The former South Huntington resident was 22 when she died Wednesday in a car crash on her way to visit a friend in North Carolina. She lived in Florence, South Carolina.
“Jordan made her home wherever she was,” Schacknow said. “Whether she was hosting Mr. Florence High School pageant or doing a Skating With the Stars benefit to raise money for charity or be a guest reader at the local library, she became a part of the community to give and to reach out. That came from her soul.”
She had been with ABC’s WPDE less than a year, but her colleagues praised her as “one of the most positive people” they had ever known.
“Jordan had a spirit and light about her that is difficult to put into words,” her colleagues said in a tribute posted on the station’s website.

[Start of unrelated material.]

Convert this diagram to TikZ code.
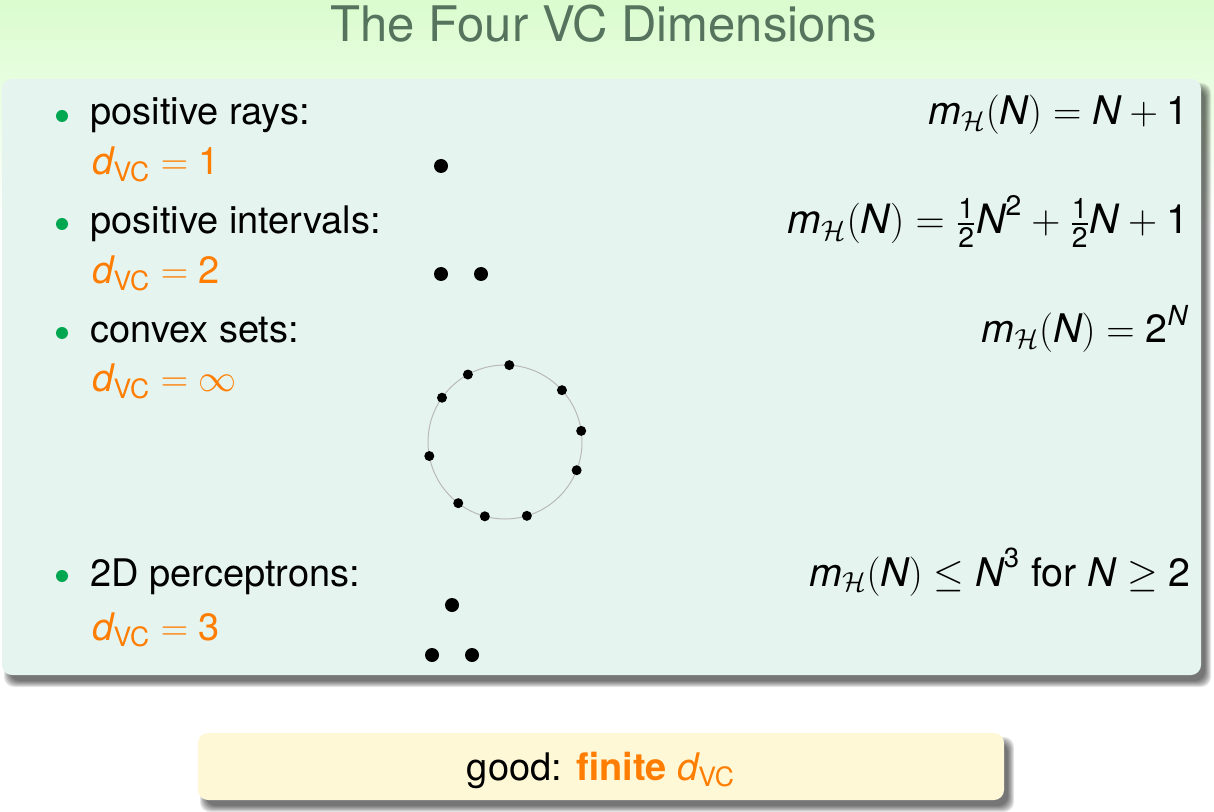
\documentclass[tikz,border=0pt]{standalone}
\usepackage{fix-cm}
\usepackage{amsmath}
\usepackage{fontspec}
\setmainfont{TeX Gyre Heros}
\usetikzlibrary{calc}
\definecolor{titlec}{RGB}{86,115,94}
\definecolor{boxc}{RGB}{229,244,238}
\definecolor{goodc}{RGB}{254,248,214}
\definecolor{orng}{RGB}{255,125,0}
\definecolor{bgreen}{RGB}{0,166,80}
\definecolor{topg}{RGB}{218,252,206}
\definecolor{ringc}{RGB}{185,185,185}
\newcommand\mH{\textit{m}_{\mathcal{H}}(\textit{N})}
\newcommand\dvc{\textit{d}_{\text{VC}}}
\begin{document}
\begin{tikzpicture}[x=0.5pt,y=-0.5pt,
  txt/.style={inner sep=0pt,font=\fontsize{19}{23}\selectfont},
  item/.style={txt,anchor=base west},
  dv/.style={txt,anchor=base west,text=orng},
  form/.style={inner sep=0pt,font=\fontsize{19.7}{23}\selectfont,anchor=base east},
  bul/.style={fill=bgreen},
  pt/.style={fill=black},
  shadowlayer/.style={fill=black,opacity=0.1,rounded corners=5pt}]
\useasboundingbox (0,0) rectangle (1214,812);
\fill[white] (0,0) rectangle (1214,812);
\shade[top color=topg,bottom color=white] (0,0) rectangle (1214,230);
% title
\node[inner sep=0pt,anchor=base,text=titlec,font=\fontsize{24.5}{29}\selectfont] (title) at (604,42) {The Four VC Dimensions};
% main box shadow
\foreach \e in {4,3,2,1,0,-1,-2}
  \fill[shadowlayer] (2+6-\e,79+8-\e) rectangle (1201+6+\e,675+8+\e);
\fill[boxc,rounded corners=5pt] (2,79) rectangle (1201,675);
% items
\fill[bul] (62,116) circle[radius=6];
\fill[bul] (62,224) circle[radius=6];
\fill[bul] (62,333) circle[radius=6];
\fill[bul] (62,576) circle[radius=6];
\node[item] (i1) at (90,125) {positive rays:};
\node[item] (i2) at (90,234) {positive intervals:};
\node[item] (i3) at (90,343) {convex sets:};
\node[item] (i4) at (90,586) {2D perceptrons:};
\node[dv] (d1) at (92,175) {$\dvc = \text{1}$};
\node[dv] (d2) at (92,284) {$\dvc = \text{2}$};
\node[dv] (d3) at (92,392) {$\dvc = \infty$};
\node[dv] (d4) at (92,640) {$\dvc = \text{3}$};
\node[form] (f1) at (1189,125) {$\mH = \textit{N} + \text{1}$};
\node[form,font=\fontsize{20.2}{24}\selectfont] (f2) at (1189,234) {$\mH = \tfrac{\text{1}}{\text{2}}\textit{N}^{\text{2}} + \tfrac{\text{1}}{\text{2}}\textit{N} + \text{1}$};
\node[form] (f3) at (1189,343) {$\mH = \text{2}^{\textit{N}}$};
\node[form] (f4) at (1191,586) {$\mH \le \textit{N}^{\text{3}}$ for $\textit{N} \ge \text{2}$};
% points
\fill[pt] (441,166) circle[radius=7];
\fill[pt] (441,274) circle[radius=7];
\fill[pt] (481,274) circle[radius=7];
\fill[pt] (452,605) circle[radius=7];
\fill[pt] (432,655) circle[radius=7];
\fill[pt] (472,655) circle[radius=7];
% convex set circle
\coordinate (cc) at (505,442);
\draw[ringc,line width=0.5pt] (cc) circle[radius=77];
\foreach \a in {86.8,118.8,144.9,190.5,232.6,254.8,286.5,338.5,8.3,42.3}
  \fill[pt] ($(cc)+({77*cos(\a)},{-77*sin(\a)})$) circle[radius=5];
% bottom box
\foreach \e in {4,3,2,1,0,-1,-2}
  \fill[shadowlayer] (198+6-\e,733+8-\e) rectangle (1004+6+\e,800+8+\e);
\fill[goodc,rounded corners=5pt] (198,733) rectangle (1004,800);
\node[txt,anchor=base] (good) at (601,780) {good: \textcolor{orng}{\textbf{finite} $\dvc$}};
\end{tikzpicture}
\end{document}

“She loved being a journalist. It wasn’t about being on TV for Jordan, it was about telling people’s stories. She considered it a privilege.”
Her last blog post in September looked back on her first day at WPDE.
“I chose journalism for the satisfaction from the public service of storytelling, but also, selfishly, the curiosity engine it fuels,” the reporter wrote.
“You’re here to learn something every single day, go to sleep in some way a better reporter than you were when you woke up, and soak in every experience you’re met with.”
Her mother said veterans’ issues especially resonated with her daughter, shortly after she was assigned a Memorial Day story on flags being placed at veterans’ graves. Schuman took that on as a specialty, telling the story of a Marine trying to find the rest of his Vietnam War platoon to hold a 50th anniversary reunion and shedding light on the health care plight of veterans.
“She honored people who served,” the mother said, “and people who served our country and put their lives on the line for our country are among those who served the hardest, the most, the best. She felt it was important to be recognized for their service, which was ironic because she never wanted to be recognized or singled out for what she was doing.”
Besides her mother, Schuman is survived by her father, Brian Schuman of Melville, stepfather, Peter Schacknow of South Huntington, stepmother, Patrice Golde of Melville, brother, Justin Schuman of Manhattan, and two grandmothers.
The family will hold a memorial service and funeral at noon Sunday at I.J. Morris funeral home in Dix Hills, followed by burial at Mount Golda Cemetery in Huntington Station.